A few minutes later as we passed the school my four asked me why we can’t take off our shirts at the park. I thought about it, wondered if it would be ok, decided it would not. It’s just not something that we do, I said. At the park we keep our shirts on. At home or at the beach it might be ok to take our shirts off but at the park in the city we don’t.

Another four let us know she takes off her shirt at the park if it gets wet, sometimes.
That is ok, I said, realizing that fours like to think about the rules, about what is ok here and there and everywhere. We talked about that a long while, about how learning what is ok in different places, about how we humans are always asking ourselves that question, and answering it in our minds, and the kids got it, completely. Then we talked about asking ourselves not just what is ok, but what we should do. The subtlety of the difference came out in our conversation, and I added a story about two young adults who had been to my house the night before, thinking about what they should do with their unrented apartment, moving mattresses and talking with me as their plan unfolded in their minds and between them and as my family tried to make dinner in the midst of it all, and how the coals on the grill nearly burned out before the burgers hit it and how my kids and Richard and I have to all pitch in during the busy times like getting dinner on the table..and the kids noticed that familiar four told us how she sometimes sets the table while her parents prepare the dinner..another talked about how sometimes things go wrong..and we talked about as we are asking ourselves what is ok and what we should do, life is going on all around us, and we are doing lots of things at once, sometimes well, sometimes not so well..and the kids understood this,too, families are like that, a lot..and they know it, as are friendships and games and plays and projects..we stop and we start, we reflect and we do, all the while making our lives the best we can.

At the park, I talked with a nanny who has been trying to open a family day care elsewhere.

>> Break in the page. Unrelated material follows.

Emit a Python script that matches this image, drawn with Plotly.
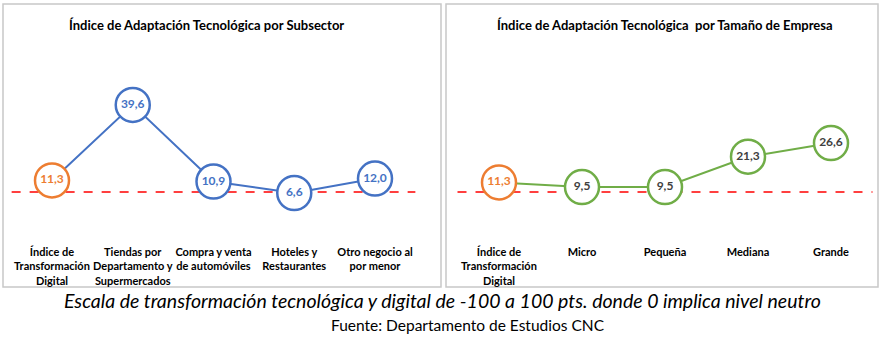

Awhile back we talked about her wish to make a program with her vision in Western Mass. Today she wanted to tell me what she had learned about Portland, Mass, how hard it is to open a day care there with multiple regulators, and how she had learned very few providers are renters, which she will be, but as she said, she hasn’t given up yet. Later she told me that she also learned most people want family child care for their infants, not for the preschoolers she hopes to have in her care. Life is like this, we try out ideas in our mind, we gather information, we test the information against our hopes and dreams, we evaluate our plans, we act a little, step back a little, reformulate the plans.

I’ve been doing the same in my life, as we all do, wondering what next as my middle son looks seriously at colleges for next year, my older son enters his senior year of college thinking about where he’ll live and work next year, my daughter becomes a high school age student, and I start another year living apart from Richard. Change is in the air, but we are mostly in the dreaming and planning stages, minor actions only so far, anticipating which moves might help or hurt the most, trying to create the visions we can learn to follow and wondering what might take shape out of fate and effort.

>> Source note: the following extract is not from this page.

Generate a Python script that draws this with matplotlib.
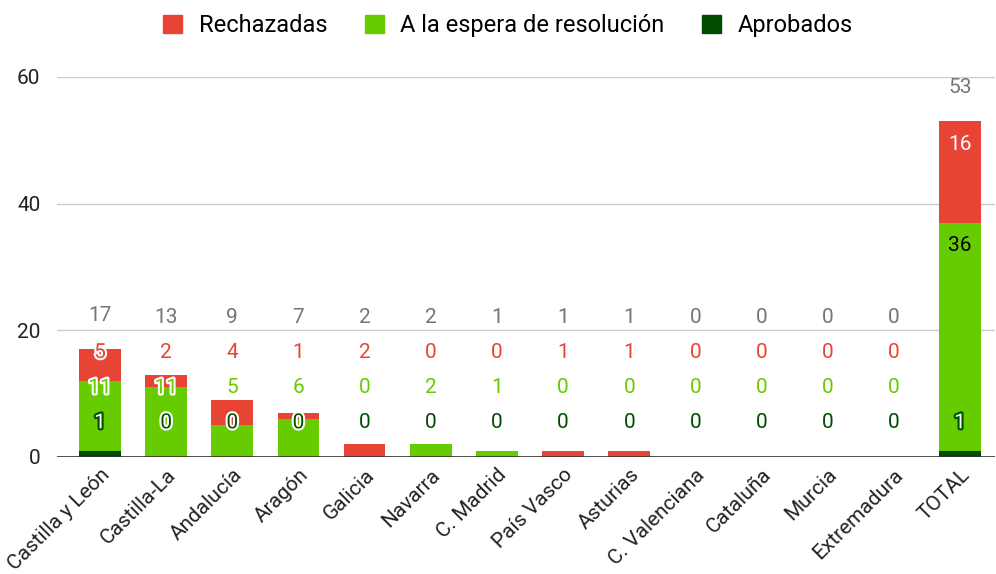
import numpy as np
import matplotlib
matplotlib.use('Agg')
import matplotlib.pyplot as plt
import matplotlib.patheffects as pe
from matplotlib.patches import Patch

plt.rcParams['font.family'] = ['Roboto', 'DejaVu Sans']

regiones = ['Castilla y León', 'Castilla-La', 'Andalucía', 'Aragón', 'Galicia',
            'Navarra', 'C. Madrid', 'País Vasco', 'Asturias', 'C. Valenciana',
            'Cataluña', 'Murcia', 'Extremadura', 'TOTAL']
aprobados = [1, 0, 0, 0, 0, 0, 0, 0, 0, 0, 0, 0, 0, 1]
espera = [11, 11, 5, 6, 0, 2, 1, 0, 0, 0, 0, 0, 0, 36]
rechazadas = [5, 2, 4, 1, 2, 0, 0, 1, 1, 0, 0, 0, 0, 16]

c_rech = '#e84436'
c_esp = '#66cc00'
c_apr = '#004d00'

aprobados = np.array(aprobados)
espera = np.array(espera)
rechazadas = np.array(rechazadas)
total = aprobados + espera + rechazadas
x = np.arange(len(regiones))

fig = plt.figure(figsize=(9.96, 5.74), dpi=100)
ax = fig.add_axes([57/996, 117/574, 938/996, 380/574])

w = 0.63
ax.bar(x, aprobados, w, color=c_apr, zorder=2)
ax.bar(x, espera, w, bottom=aprobados, color=c_esp, zorder=2)
ax.bar(x, rechazadas, w, bottom=aprobados + espera, color=c_rech, zorder=2)

# data labels, stacked so they don't overlap
series = [(aprobados, c_apr, 'white'), (espera, c_esp, 'black'), (rechazadas, c_rech, 'white')]
floors = [5.4, 10.9, 16.5]
fs = 15
for i in range(len(x)):
    bottom = 0
    prev = -10
    for k, ((vals, col, inside), fl) in enumerate(zip(series, floors)):
        top = bottom + vals[i]
        y = max(top - 3.6, fl, prev + 5.5)
        prev = y
        if bottom + 1.2 <= y <= top - 1.2:
            color, fx = inside, []
        elif k == 0 and vals[i] > 0:
            color, fx = 'white', [pe.withStroke(linewidth=3, foreground=c_apr)]
        else:
            color = col
            fx = [pe.withStroke(linewidth=3, foreground='white')] if y - 1.5 < total[i] else []
        ax.text(x[i], y, str(vals[i]), ha='center', va='center', fontsize=fs,
                color=color, path_effects=fx, zorder=4)
        bottom = top
    ax.text(x[i], max(total[i] + 5.3, prev + 5.5), str(total[i]), ha='center', va='center',
            fontsize=fs, color='#757575', zorder=4)

ax.set_xlim(-0.65, 13.53)
ax.set_ylim(0, 60)
ax.set_yticks([0, 20, 40, 60])
ax.grid(axis='y', color='#cccccc', linewidth=1, zorder=0)
ax.axhline(0, color='#333333', linewidth=1.2, zorder=3)
for s in ax.spines.values():
    s.set_visible(False)
ax.tick_params(axis='both', length=0, labelsize=15, colors='#222222')
ax.tick_params(axis='y', pad=12)
ax.tick_params(axis='x', pad=6)
ax.set_xticks(x)
ax.set_xticklabels(regiones, rotation=45, ha='right', rotation_mode='anchor', fontsize=15)

handles = [Patch(color=c_rech), Patch(color=c_esp), Patch(color=c_apr)]
fig.legend(handles, ['Rechazadas', 'A la espera de resolución', 'Aprobados'],
           loc='center', bbox_to_anchor=(0.51, 0.955), ncol=3, frameon=False,
           fontsize=17, handlelength=0.8, handleheight=0.8, columnspacing=1.6,
           handletextpad=0.7)

fig.savefig('out.png', dpi=100)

Which reminds me of the other part of the day care conversation, about how we learn to make our moves..The four who talked about why we can’t take off our shirts pointed out that one way we answer the questions about what is ok and what we should do is by talking with people and watching people..and we went from there to listening to our what makes us happy or sad, to what excites or frightens or pulls or pushes us.

It’s a process to learn to shape our lives with confidence, one that’s never done, and one I’m happy to do in the company of the youngest ones learning to do it for the first time. Amazing what threes and fours can comprehend, how much they’ve learned in their short time on the earth, how wise they can be when we have the time to talk and listen, and how many of our struggles are life long.